Gelegentliche Ausnahmen zeigen, wie wichtig es ist die Entwicklung in den Herkunftsländern in die Berichterstattung miteinzubeziehen. In einer CNN-Reportage von 2017 wurde berichtet, dass afrikanische Migranten auf Sklavenmärkten in Libyen verkauft wurden. Dieser Bericht veranlasste die nigerianischen Behörden einige ihrer Bürger nach Hause zu retten.
Nigeria ist Afrikas größte Nation und verfügt über beachtliche Erdölvorkommen. Unter einer effektiven Führung hätte sich das Land zu einer wohlhabenden Nation entwickeln können. Statt dessen verschwendeten einige der schlimmsten Kleptokraten, die diese Welt jemals gesehen hat den Ölreichtum, der andernfalls zu einer Verbesserung des Lebensstandards vieler Bürger hätte beitragen können.
Man fragt sich angesichts dieser Entwicklung, wie viel Prozent der nigerianischen Bevölkerung bei einer Umfrage wohl angeben würden, dass es dem Land besser gehen würde, wäre es britische Kolonie geblieben. Ein viktorianischer Kolonialist würde darin wohl die Gültigkeit dessen bestätigt sehen demonstriert, was Rudyard Kipling die „Bürde des Weißen Mannes“ nannte. Der vollständige Titel von Kiplings berüchtigtem Gedicht von 1899 lautet „Die Bürde des Weißen Mannes: Die Vereinigten Staaten und die philippinischen Inseln“ und es wurde geschrieben, um die USA davon zu überzeugen, dass es die moralische Verpflichtung westliche Männer wäre, die Philippinen zu kolonisieren und zu zivilisieren.
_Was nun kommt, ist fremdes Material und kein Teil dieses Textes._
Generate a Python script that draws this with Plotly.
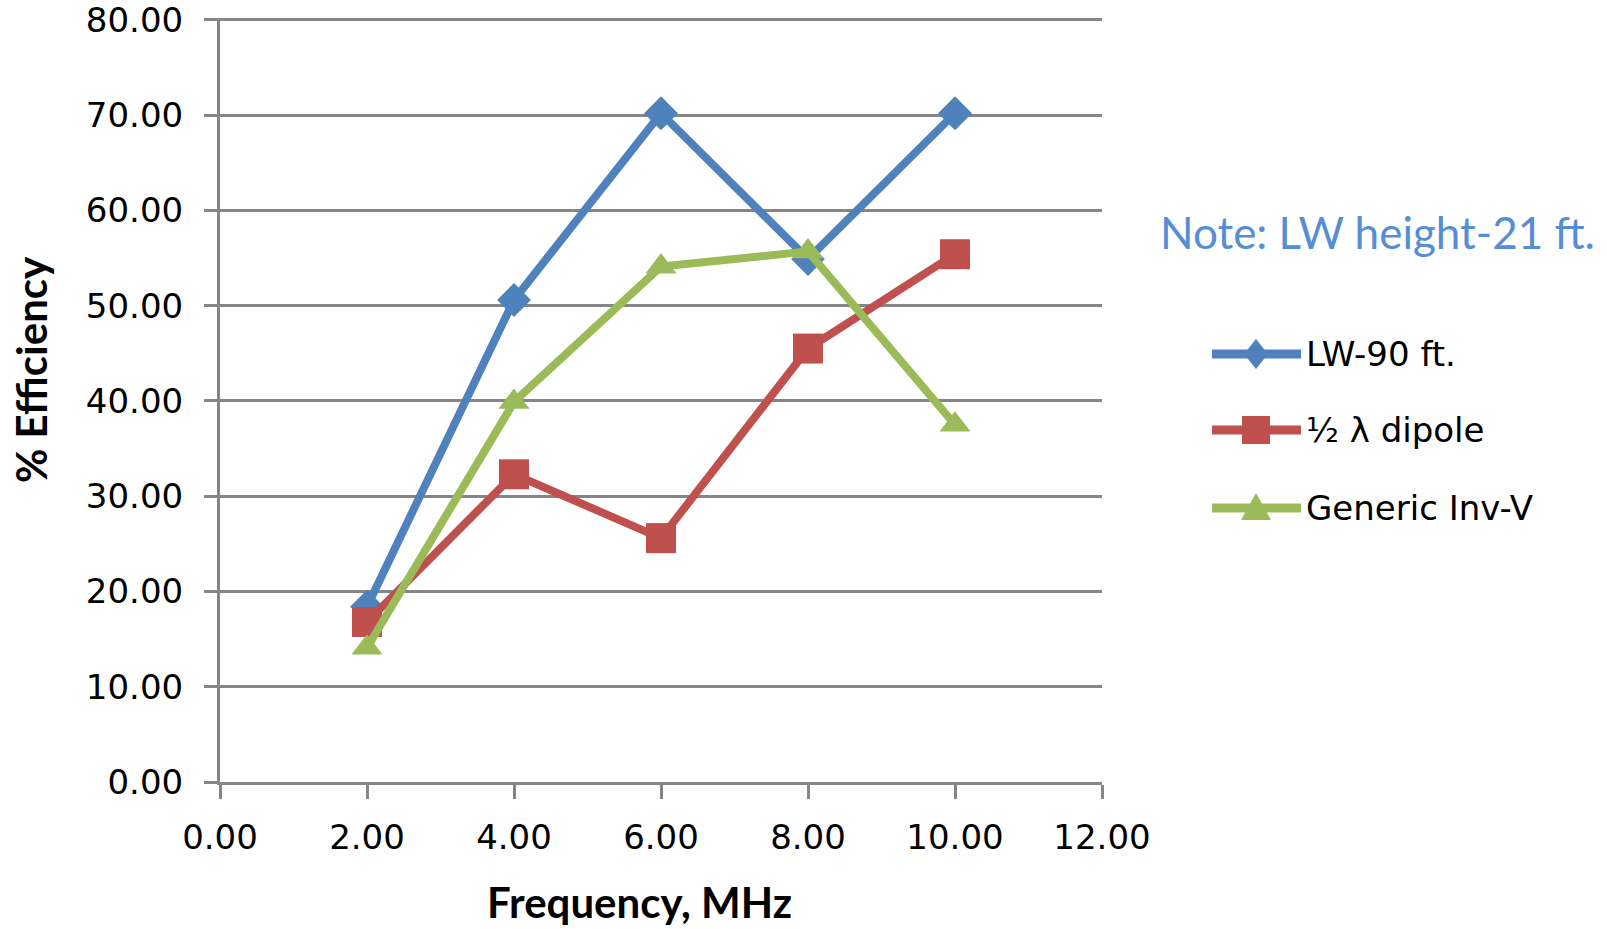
import plotly.graph_objects as go

# ---- data ----
freq = [2.0, 4.0, 6.0, 8.0, 10.0]
lw_90 = [18.4, 50.6, 70.2, 54.9, 70.2]
dipole = [16.8, 32.3, 25.6, 45.5, 55.4]
inv_v = [14.1, 39.9, 54.1, 55.7, 37.5]

series_names = ["LW-90 ft.", "½ λ dipole", "Generic Inv-V"]
colors = ["#4F81BD", "#C0504D", "#9BBB59"]
symbols = ["diamond", "square", "triangle-up"]
sizes = [26, 30, 27]

x_ticks = [0, 2, 4, 6, 8, 10, 12]
y_ticks = [0, 10, 20, 30, 40, 50, 60, 70, 80]

W, H = 1607, 929
L, R, T, B = 220, 505, 18, 147
PW, PH = W - L - R, H - T - B


def px(xp):
    return (xp - L) / PW


def py(yp):
    return (H - B - yp) / PH


GRID = "#868686"
TICKFONT = dict(family="DejaVu Sans", size=34, color="black")

fig = go.Figure()
for name, vals, c, s, sz in zip(series_names, [lw_90, dipole, inv_v], colors, symbols, sizes):
    fig.add_trace(go.Scatter(
        x=freq, y=vals, name=name, mode="lines+markers",
        line=dict(color=c, width=8),
        marker=dict(symbol=s, size=sz, color=c, line=dict(width=0)),
        showlegend=False,
        cliponaxis=False,
    ))

fig.update_xaxes(
    range=[0, 12], tickvals=x_ticks, ticktext=[f"{v:.2f}" for v in x_ticks],
    showgrid=False, zeroline=False, showline=True, linecolor=GRID, linewidth=3,
    ticks="outside", ticklen=14, tickwidth=3, tickcolor=GRID,
    tickfont=TICKFONT, ticklabelstandoff=9, ticklabeloverflow="allow",
)
fig.update_yaxes(
    range=[0, 80.2], tickvals=y_ticks, ticktext=[f"{v:.2f}" for v in y_ticks],
    showgrid=True, gridcolor=GRID, gridwidth=3, zeroline=False,
    showline=True, linecolor=GRID, linewidth=3,
    ticks="outside", ticklen=13, tickwidth=3, tickcolor=GRID,
    tickfont=TICKFONT, ticklabelstandoff=14, ticklabeloverflow="allow",
)

annotations = [
    dict(text="<b>Frequency, MHz</b>", x=px(639), y=py(929), xref="paper", yref="paper",
         showarrow=False, xanchor="center", yanchor="bottom",
         font=dict(family="Lato", size=42, color="black")),
    dict(text="<b>% Efficiency</b>", x=px(31), y=py(370), xref="paper", yref="paper",
         showarrow=False, xanchor="center", yanchor="middle", textangle=-90,
         font=dict(family="Lato", size=42, color="black")),
    dict(text="Note: LW height-21 ft.", x=px(1158), y=py(232), xref="paper", yref="paper",
         showarrow=False, xanchor="left", yanchor="middle",
         font=dict(family="Lato", size=44, color="#558ED5")),
]

# custom legend (keys drawn as shapes, labels as text)
leg_rows = [354, 430, 508]
shapes = []
for name, c, s, yrow in zip(series_names, colors, symbols, leg_rows):
    shapes.append(dict(type="line", xref="paper", yref="paper",
                       x0=px(1212), x1=px(1301), y0=py(yrow), y1=py(yrow),
                       line=dict(color=c, width=9)))
    cx = px(1256)
    cy = py(yrow)
    if s == "square":
        path = "M-14,-14 L14,-14 L14,14 L-14,14 Z"
    elif s == "diamond":
        path = "M0,-15 L12,0 L0,15 L-12,0 Z"
    else:
        path = "M-15,-12 L15,-12 L0,15 Z"
    shapes.append(dict(type="path", xref="paper", yref="paper",
                       xsizemode="pixel", ysizemode="pixel", xanchor=cx, yanchor=cy,
                       path=path, fillcolor=c, line=dict(width=0)))
    annotations.append(dict(text=name, x=px(1304), y=cy, xref="paper", yref="paper",
                            showarrow=False, xanchor="left", yanchor="middle",
                            font=dict(family="DejaVu Sans", size=34, color="black")))

fig.update_layout(
    width=W, height=H,
    margin=dict(l=L, r=R, t=T, b=B, autoexpand=False),
    paper_bgcolor="white", plot_bgcolor="white",
    showlegend=False,
    annotations=annotations, shapes=shapes,
)

fig.write_html("out.html")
Die Push- und Pull-Faktoren bleiben unangetastet
Heute ist die Bürde des Weißen Mannes umgekehrt worden – es ist nicht die Pflicht des Westens sich vor Ort niederzulassen, sondern alle Migranten willkommen zu heißen, die den weißen Mann (und die weiße Frau) anflehen, für das zu sorgen, was ihre eigenen Herrscher nicht zu leisten im Stande sind: ausreichende Nahrung, angemessene Unterkunft, Arbeit, Bildung , Gesundheitswesen und so weiter – die Grundlagen für ein glückliches und sorgenfreies Leben. Die Führer der Herkunftsländer – ob nun demokratisch gewählt oder nicht – sollten sich gründlich dafür schämen. Aber die westlichen Nationen zögern, dieses Fehlverhalten anzusprechen. Sie sind zu sehr gehemmt von ihrer eigene beschämenden Geschichte. Selbstgeißelung tritt an die Stelle konstruktiver Kritik und Selbstgefälligkeit an die Stelle konstruktiven Handelns. Die Push- und Pull-Faktoren bleiben unangetastet, welche die globalen Migrationsbewegungen vom Süden in den Norden verursachen.
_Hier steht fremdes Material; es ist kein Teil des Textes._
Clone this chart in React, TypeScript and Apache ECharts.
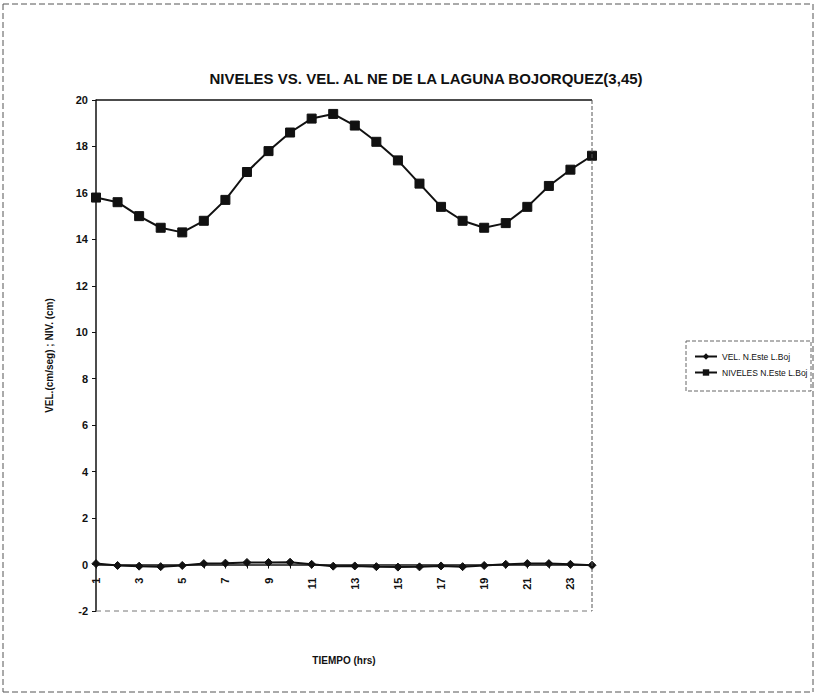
import React, { useEffect, useRef } from "react";
import * as echarts from "echarts";

const hours = ["1","2","3","4","5","6","7","8","9","10","11","12","13","14","15","16","17","18","19","20","21","22","23","24"];
const velValues = [0.04,-0.04,-0.07,-0.09,-0.04,0.04,0.06,0.09,0.09,0.1,0.01,-0.07,-0.06,-0.09,-0.11,-0.1,-0.06,-0.09,-0.04,0.01,0.04,0.04,0.01,-0.03];
const nivValues = [15.8,15.6,15.0,14.5,14.3,14.8,15.7,16.9,17.8,18.6,19.2,19.4,18.9,18.2,17.4,16.4,15.4,14.8,14.5,14.7,15.4,16.3,17.0,17.6];
const yTicks = { min: -2, max: 20, interval: 2 };

const FONT = "Liberation Sans, Arial, sans-serif";

export default function App() {
  const ref = useRef<HTMLDivElement>(null);
  useEffect(() => {
    if (!ref.current) return;
    const chart = echarts.init(ref.current, undefined, { renderer: "svg" });
    const L = 96, R = 592, T = 100, B = 611;
    const zeroOffset = -((0 - yTicks.min) / (yTicks.max - yTicks.min)) * (B - T);
    const frame = { x1: 3, y1: 4, x2: 813, y2: 692 };
    const dashed = { stroke: "#555", lineWidth: 1, lineDash: [6, 3] };
    chart.setOption({
      animation: false,
      backgroundColor: "#fff",
      title: {
        text: "NIVELES VS. VEL. AL NE DE LA LAGUNA BOJORQUEZ(3,45)",
        left: 421,
        top: 66,
        textAlign: "center",
        textStyle: { fontFamily: FONT, fontWeight: "bold", fontSize: 15, color: "#111" },
      },
      grid: { left: L, right: 817 - R, top: T, bottom: 699 - B, containLabel: false, outerBoundsMode: "none" },
      legend: {
        orient: "vertical",
        left: 689,
        top: 347,
        itemGap: 7,
        itemWidth: 22,
        itemHeight: 8,
        textStyle: { fontFamily: FONT, fontSize: 8.5, color: "#111" },
        data: ["VEL. N.Este L.Boj", "NIVELES N.Este L.Boj"],
      },
      xAxis: {
        type: "category",
        data: hours,
        boundaryGap: false,
        offset: zeroOffset,
        axisLine: { onZero: false, lineStyle: { color: "#111", width: 1.5 } },
        axisTick: { show: true, length: 4, interval: 0, lineStyle: { color: "#111" } },
        axisLabel: {
          interval: 1,
          rotate: 90,
          fontFamily: FONT,
          fontWeight: "bold",
          fontSize: 11,
          color: "#111",
          margin: 13,
        },
        splitLine: { show: false },
      },
      yAxis: {
        type: "value",
        min: yTicks.min,
        max: yTicks.max,
        interval: yTicks.interval,
        axisLine: { show: true, lineStyle: { color: "#111", width: 1.5 } },
        axisTick: { show: true, length: 4, lineStyle: { color: "#111" } },
        axisLabel: { fontFamily: FONT, fontWeight: "bold", fontSize: 11, color: "#111", margin: 8 },
        splitLine: { show: false },
        name: "VEL.(cm/seg) ; NIV. (cm)",
        nameLocation: "middle",
        nameGap: 42,
        nameRotate: 90,
        nameTextStyle: { fontFamily: FONT, fontWeight: "bold", fontSize: 10, color: "#111" },
      },
      graphic: [
        { id: "f1", type: "line", z: 10, shape: { x1: frame.x1, y1: frame.y1, x2: frame.x2, y2: frame.y1 }, style: dashed, silent: true },
        { id: "f2", type: "line", z: 10, shape: { x1: frame.x2, y1: frame.y1, x2: frame.x2, y2: frame.y2 }, style: dashed, silent: true },
        { id: "f3", type: "line", z: 10, shape: { x1: frame.x1, y1: frame.y2, x2: frame.x2, y2: frame.y2 }, style: dashed, silent: true },
        { id: "f4", type: "line", z: 10, shape: { x1: frame.x1, y1: frame.y1, x2: frame.x1, y2: frame.y2 }, style: dashed, silent: true },
        {
          id: "xname",
          type: "text",
          z: 10,
          x: (L + R) / 2,
          y: 660,
          style: {
            text: "TIEMPO (hrs)",
            font: "bold 10px " + FONT,
            fill: "#111",
            align: "center",
            verticalAlign: "middle",
          },
          silent: true,
        },
        { id: "top", type: "line", z: 10, shape: { x1: L, y1: T, x2: R, y2: T }, style: { stroke: "#111", lineWidth: 1.5 }, silent: true },
        { id: "right", type: "line", z: 10, shape: { x1: R, y1: T, x2: R, y2: B }, style: { stroke: "#555", lineWidth: 1, lineDash: [4, 2] }, silent: true },
        { id: "bottom", type: "line", z: 10, shape: { x1: L, y1: B, x2: R, y2: B }, style: { stroke: "#777", lineWidth: 1, lineDash: [5, 4] }, silent: true },
        {
          id: "legbox",
          type: "rect",
          z: 10,
          shape: { x: 686, y: 341, width: 125, height: 50 },
          style: { fill: "none", stroke: "#666", lineWidth: 1, lineDash: [4, 2] },
          silent: true,
        },
      ],
      series: [
        {
          name: "VEL. N.Este L.Boj",
          type: "line",
          data: velValues,
          symbol: "diamond",
          symbolSize: 8,
          lineStyle: { color: "#111", width: 2 },
          itemStyle: { color: "#111", borderColor: "#111" },
          z: 3,
        },
        {
          name: "NIVELES N.Este L.Boj",
          type: "line",
          data: nivValues,
          symbol: "rect",
          symbolSize: 9,
          lineStyle: { color: "#111", width: 2 },
          itemStyle: { color: "#111", borderColor: "#111" },
          z: 3,
        },
      ],
    });
    return () => chart.dispose();
  }, []);
  return <div ref={ref} style={{ position: "absolute", left: 0, top: 0, width: 817, height: 699 }} />;
}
Allerdings zeigt sich mittlerweile, dass viele Europäer diese neue Bürde des Weißen Mannes nicht auf sich nehmen wollen. Sie sehen sich nicht in der moralischen Verpflichtung für das Versagen anderer aufzukommen und fangen an Politiker zu wählen, die das ähnlich sehen.
Der Zustrom von Migranten in den letzten Jahren hat zu einer unvermeidlichen Gegenreaktion gegen die Masseneinwanderung und zu einer Nulltoleranz gegenüber illegaler Einwanderung geführt. Damit einher geht der Aufstieg von von Populisten und Demagogen, die sich (zumindest in ihrer Rhetorik) dazu verpflichtet haben, diese zu beenden. Parteien, die sich mit Nachdruck gegen Migration einsetzen, haben auf dem gesamten Kontinent an Stärke gewonnen.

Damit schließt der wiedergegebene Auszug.